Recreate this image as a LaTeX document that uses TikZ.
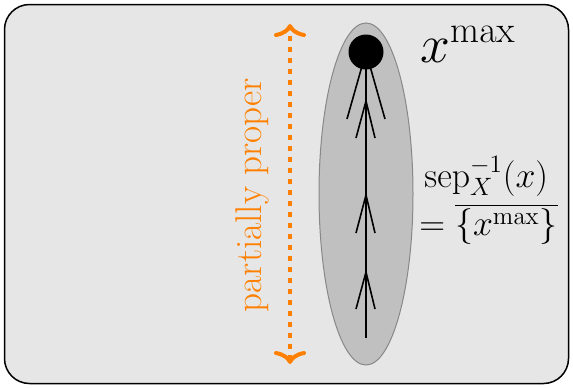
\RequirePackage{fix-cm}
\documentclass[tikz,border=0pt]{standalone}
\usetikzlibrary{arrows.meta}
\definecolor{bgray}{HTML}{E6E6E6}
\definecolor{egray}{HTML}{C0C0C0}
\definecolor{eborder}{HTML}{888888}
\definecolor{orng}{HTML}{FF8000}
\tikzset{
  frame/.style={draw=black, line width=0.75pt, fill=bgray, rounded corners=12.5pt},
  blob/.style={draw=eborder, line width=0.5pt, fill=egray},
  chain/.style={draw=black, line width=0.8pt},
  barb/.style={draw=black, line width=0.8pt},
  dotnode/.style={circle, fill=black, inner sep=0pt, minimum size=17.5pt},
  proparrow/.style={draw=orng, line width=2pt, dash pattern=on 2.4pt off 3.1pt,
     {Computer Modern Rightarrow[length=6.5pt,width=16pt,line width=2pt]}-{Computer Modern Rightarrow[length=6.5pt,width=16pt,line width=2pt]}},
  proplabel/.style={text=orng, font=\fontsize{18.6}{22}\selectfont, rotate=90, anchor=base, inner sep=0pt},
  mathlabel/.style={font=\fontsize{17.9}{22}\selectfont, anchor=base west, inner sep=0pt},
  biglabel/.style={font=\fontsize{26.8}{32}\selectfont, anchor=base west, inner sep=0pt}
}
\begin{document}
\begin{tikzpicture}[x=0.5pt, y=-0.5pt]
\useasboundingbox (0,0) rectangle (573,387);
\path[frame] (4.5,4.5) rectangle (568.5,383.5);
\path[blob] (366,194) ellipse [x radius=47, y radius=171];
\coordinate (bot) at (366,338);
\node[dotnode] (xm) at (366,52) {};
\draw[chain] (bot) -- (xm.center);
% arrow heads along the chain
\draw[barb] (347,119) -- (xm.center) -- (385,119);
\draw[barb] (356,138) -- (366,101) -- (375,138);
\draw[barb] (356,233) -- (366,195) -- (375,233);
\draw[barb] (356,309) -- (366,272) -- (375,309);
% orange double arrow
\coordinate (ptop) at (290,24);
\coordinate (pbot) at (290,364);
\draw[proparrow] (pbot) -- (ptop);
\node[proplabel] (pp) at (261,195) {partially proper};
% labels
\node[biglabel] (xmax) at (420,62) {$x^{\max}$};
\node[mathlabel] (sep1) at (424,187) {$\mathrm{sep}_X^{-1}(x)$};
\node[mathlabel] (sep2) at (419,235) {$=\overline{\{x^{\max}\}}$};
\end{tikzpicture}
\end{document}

* * *

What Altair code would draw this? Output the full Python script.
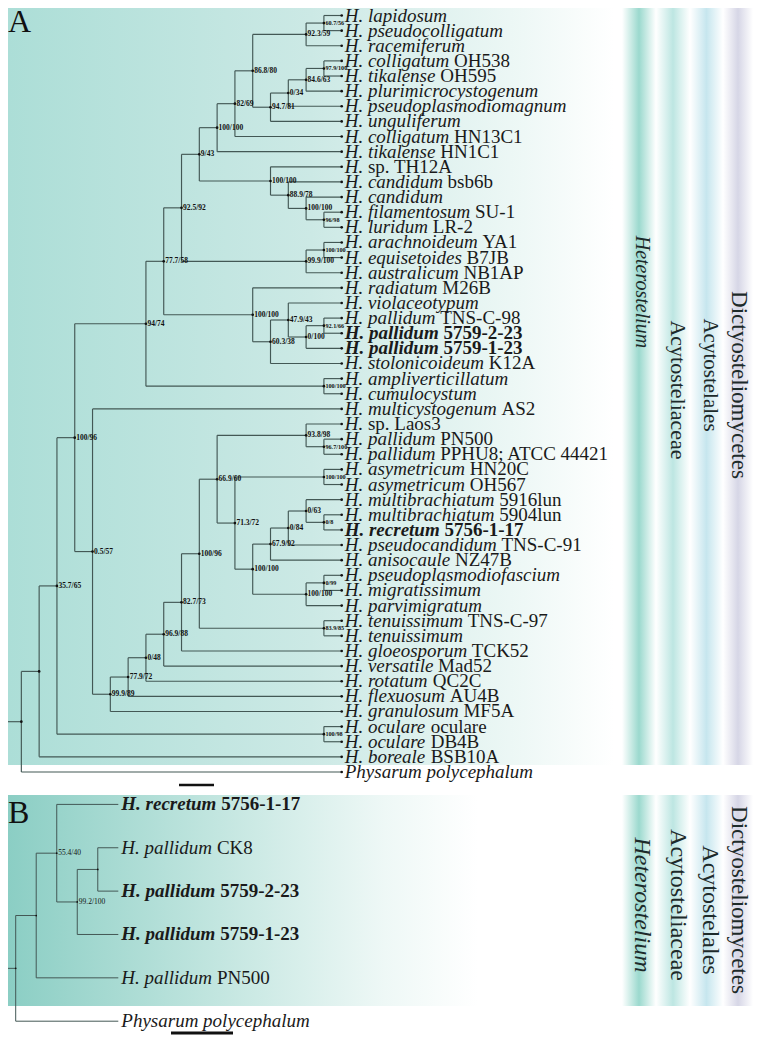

--

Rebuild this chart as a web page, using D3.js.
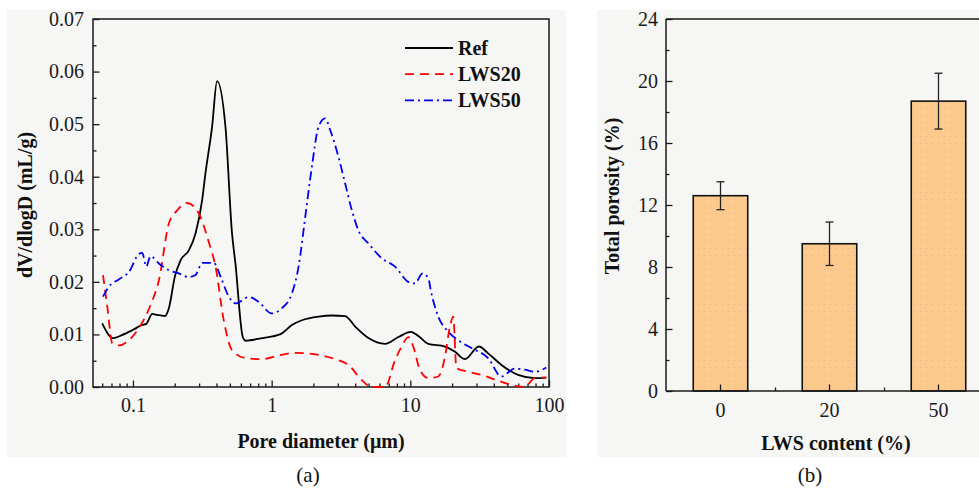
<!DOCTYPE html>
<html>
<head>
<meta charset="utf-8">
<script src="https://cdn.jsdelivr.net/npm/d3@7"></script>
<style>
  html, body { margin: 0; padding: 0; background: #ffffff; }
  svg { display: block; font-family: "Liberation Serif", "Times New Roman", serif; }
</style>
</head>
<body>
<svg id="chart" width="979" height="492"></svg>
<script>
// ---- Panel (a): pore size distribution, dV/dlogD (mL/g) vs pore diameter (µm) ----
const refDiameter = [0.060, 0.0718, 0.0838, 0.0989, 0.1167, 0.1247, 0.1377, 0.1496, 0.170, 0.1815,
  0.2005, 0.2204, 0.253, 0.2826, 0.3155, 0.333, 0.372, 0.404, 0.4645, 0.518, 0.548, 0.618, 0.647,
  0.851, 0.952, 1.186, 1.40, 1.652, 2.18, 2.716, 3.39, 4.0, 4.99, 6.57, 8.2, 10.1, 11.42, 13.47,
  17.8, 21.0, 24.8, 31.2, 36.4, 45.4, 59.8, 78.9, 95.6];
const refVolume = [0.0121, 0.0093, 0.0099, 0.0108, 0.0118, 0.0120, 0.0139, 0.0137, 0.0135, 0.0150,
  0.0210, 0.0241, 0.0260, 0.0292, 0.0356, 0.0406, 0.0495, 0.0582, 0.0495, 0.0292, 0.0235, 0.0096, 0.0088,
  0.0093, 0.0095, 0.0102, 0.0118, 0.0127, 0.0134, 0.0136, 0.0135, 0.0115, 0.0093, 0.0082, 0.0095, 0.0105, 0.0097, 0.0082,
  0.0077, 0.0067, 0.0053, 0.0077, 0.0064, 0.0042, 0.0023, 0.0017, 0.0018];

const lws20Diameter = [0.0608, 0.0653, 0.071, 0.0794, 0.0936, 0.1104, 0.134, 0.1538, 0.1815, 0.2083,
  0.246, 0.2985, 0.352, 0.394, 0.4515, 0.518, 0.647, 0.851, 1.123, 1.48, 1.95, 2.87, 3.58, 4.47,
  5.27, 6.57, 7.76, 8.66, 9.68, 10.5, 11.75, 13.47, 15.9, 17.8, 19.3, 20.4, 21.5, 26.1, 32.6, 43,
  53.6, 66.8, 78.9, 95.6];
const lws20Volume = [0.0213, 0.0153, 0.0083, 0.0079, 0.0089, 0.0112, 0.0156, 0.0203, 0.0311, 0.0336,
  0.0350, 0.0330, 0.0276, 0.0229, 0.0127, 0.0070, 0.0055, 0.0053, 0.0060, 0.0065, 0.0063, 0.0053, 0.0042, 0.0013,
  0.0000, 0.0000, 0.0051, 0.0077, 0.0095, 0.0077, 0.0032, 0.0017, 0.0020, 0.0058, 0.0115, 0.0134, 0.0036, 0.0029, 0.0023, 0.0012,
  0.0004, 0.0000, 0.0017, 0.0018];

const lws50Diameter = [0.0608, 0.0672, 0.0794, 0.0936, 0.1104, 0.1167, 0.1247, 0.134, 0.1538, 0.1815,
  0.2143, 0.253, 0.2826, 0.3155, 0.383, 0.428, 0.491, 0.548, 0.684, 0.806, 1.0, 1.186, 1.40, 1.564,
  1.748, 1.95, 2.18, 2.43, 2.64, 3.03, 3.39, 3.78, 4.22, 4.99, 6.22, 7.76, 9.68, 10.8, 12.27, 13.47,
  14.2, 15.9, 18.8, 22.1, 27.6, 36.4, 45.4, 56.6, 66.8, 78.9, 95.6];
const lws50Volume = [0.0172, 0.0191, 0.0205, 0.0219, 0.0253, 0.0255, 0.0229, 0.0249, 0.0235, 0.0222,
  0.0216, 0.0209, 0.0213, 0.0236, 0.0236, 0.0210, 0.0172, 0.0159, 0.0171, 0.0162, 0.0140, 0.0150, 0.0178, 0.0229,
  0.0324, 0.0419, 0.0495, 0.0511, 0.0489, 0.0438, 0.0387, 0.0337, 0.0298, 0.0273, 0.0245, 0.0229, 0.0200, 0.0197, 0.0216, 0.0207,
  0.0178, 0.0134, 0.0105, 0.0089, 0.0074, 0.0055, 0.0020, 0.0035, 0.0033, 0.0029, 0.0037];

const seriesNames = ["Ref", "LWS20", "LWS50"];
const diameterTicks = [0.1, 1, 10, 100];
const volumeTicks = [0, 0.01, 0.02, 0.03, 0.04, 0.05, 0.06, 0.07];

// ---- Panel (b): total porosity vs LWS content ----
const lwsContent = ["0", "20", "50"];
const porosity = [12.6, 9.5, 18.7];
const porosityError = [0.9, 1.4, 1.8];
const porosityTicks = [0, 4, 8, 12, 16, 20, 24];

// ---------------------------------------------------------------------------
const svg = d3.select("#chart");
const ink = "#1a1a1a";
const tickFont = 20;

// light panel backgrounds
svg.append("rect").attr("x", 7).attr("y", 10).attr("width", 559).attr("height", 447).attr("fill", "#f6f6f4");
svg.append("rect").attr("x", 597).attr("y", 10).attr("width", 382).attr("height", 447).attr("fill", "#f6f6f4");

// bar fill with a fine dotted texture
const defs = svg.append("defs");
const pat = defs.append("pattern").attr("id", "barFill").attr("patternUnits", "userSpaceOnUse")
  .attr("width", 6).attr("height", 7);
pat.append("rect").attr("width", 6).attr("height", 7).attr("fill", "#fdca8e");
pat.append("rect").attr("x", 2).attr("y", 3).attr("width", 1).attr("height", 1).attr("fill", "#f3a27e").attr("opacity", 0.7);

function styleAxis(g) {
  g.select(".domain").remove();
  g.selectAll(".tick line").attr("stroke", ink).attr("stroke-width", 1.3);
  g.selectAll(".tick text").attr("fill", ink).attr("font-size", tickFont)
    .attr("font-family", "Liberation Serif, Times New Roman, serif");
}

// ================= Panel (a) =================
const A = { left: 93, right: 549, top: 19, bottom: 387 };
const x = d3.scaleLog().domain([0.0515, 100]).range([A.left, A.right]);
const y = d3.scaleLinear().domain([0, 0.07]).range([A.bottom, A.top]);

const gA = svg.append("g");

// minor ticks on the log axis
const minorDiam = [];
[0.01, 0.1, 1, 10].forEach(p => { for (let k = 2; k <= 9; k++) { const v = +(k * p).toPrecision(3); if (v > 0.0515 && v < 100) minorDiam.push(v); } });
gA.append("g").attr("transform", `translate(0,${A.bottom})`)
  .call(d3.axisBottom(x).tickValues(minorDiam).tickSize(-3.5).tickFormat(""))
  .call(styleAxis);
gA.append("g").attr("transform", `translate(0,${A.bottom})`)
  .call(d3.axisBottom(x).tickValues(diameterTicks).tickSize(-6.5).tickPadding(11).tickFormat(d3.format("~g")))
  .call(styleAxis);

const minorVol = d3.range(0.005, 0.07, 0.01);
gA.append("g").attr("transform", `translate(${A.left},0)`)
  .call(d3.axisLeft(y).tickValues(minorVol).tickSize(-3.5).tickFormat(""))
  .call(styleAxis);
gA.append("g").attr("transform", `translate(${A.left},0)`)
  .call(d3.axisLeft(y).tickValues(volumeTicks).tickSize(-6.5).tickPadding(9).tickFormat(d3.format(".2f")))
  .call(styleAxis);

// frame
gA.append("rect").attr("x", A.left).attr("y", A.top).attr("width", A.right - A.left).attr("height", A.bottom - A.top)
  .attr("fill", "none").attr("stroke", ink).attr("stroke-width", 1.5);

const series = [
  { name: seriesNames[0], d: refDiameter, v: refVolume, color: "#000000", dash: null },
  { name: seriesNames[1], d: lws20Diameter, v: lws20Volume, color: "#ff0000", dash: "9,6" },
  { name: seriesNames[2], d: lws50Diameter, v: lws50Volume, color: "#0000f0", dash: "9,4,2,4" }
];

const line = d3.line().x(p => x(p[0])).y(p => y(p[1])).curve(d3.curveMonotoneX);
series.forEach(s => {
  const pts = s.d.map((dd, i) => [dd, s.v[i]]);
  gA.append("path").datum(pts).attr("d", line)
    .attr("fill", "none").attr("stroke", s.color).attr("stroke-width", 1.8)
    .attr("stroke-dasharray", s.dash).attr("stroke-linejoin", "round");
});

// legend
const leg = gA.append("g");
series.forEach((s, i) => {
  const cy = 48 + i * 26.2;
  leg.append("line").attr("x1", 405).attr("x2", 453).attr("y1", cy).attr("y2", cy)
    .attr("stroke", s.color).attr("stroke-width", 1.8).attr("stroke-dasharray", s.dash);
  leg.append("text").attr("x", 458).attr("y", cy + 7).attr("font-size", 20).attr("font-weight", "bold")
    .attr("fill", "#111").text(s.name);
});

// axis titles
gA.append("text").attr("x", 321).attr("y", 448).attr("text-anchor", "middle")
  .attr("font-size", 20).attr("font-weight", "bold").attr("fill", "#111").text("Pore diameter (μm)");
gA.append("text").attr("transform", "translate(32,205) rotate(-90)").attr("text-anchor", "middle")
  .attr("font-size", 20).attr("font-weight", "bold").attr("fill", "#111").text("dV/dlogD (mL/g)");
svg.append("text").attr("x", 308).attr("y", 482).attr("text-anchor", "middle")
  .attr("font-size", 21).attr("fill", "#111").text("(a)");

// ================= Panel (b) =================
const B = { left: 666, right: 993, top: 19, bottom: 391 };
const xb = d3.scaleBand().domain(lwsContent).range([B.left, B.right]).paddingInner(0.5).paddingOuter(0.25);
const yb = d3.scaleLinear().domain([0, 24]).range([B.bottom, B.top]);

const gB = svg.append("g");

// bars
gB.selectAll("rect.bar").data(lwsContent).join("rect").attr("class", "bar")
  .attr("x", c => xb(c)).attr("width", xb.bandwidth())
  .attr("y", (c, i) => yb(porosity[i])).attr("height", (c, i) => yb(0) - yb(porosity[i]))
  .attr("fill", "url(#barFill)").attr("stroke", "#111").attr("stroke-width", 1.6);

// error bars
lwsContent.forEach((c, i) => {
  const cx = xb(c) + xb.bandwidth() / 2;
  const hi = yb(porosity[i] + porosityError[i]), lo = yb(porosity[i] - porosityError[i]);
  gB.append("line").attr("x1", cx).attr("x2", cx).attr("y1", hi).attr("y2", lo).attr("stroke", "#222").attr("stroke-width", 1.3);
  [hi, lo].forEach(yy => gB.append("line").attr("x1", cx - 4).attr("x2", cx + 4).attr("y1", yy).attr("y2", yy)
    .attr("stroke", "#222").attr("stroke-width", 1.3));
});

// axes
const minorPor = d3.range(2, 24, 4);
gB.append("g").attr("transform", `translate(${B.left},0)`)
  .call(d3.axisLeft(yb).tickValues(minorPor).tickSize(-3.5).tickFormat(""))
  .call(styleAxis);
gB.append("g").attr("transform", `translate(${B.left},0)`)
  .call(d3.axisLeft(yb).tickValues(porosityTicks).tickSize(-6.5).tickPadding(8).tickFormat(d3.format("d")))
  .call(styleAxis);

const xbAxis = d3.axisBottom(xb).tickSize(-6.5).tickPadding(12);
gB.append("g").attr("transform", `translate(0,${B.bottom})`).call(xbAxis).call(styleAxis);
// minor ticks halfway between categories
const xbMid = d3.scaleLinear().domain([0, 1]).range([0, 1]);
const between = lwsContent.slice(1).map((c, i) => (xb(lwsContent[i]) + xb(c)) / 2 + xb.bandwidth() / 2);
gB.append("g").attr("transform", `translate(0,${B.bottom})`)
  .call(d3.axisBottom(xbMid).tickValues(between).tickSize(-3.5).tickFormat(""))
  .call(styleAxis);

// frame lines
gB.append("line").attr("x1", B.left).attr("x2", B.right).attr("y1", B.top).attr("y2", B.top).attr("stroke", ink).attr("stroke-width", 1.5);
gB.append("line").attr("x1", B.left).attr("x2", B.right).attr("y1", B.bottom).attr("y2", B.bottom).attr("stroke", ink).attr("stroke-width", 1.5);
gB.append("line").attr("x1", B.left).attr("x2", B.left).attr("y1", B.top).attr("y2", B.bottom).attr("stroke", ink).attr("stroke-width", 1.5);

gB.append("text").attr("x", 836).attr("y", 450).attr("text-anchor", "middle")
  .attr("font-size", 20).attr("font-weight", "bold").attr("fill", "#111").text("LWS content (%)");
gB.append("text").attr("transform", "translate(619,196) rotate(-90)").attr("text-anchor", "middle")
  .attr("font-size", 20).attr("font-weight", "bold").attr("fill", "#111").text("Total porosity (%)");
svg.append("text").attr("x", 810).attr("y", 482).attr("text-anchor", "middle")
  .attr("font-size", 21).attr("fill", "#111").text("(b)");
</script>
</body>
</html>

- _EXERCISE GOAL_: Copy out each line in the listing that has the word "draw".

- _TASK SOLUTION_:
  frame/.style={draw=black, line width=0.75pt, fill=bgray, rounded corners=12.5pt},
  blob/.style={draw=eborder, line width=0.5pt, fill=egray},
  chain/.style={draw=black, line width=0.8pt},
  barb/.style={draw=black, line width=0.8pt},
  proparrow/.style={draw=orng, line width=2pt, dash pattern=on 2.4pt off 3.1pt,
\draw[chain] (bot) -- (xm.center);
\draw[barb] (347,119) -- (xm.center) -- (385,119);
\draw[barb] (356,138) -- (366,101) -- (375,138);
\draw[barb] (356,233) -- (366,195) -- (375,233);
\draw[barb] (356,309) -- (366,272) -- (375,309);
\draw[proparrow] (pbot) -- (ptop);
What Altair code would draw this? Output the full Python script.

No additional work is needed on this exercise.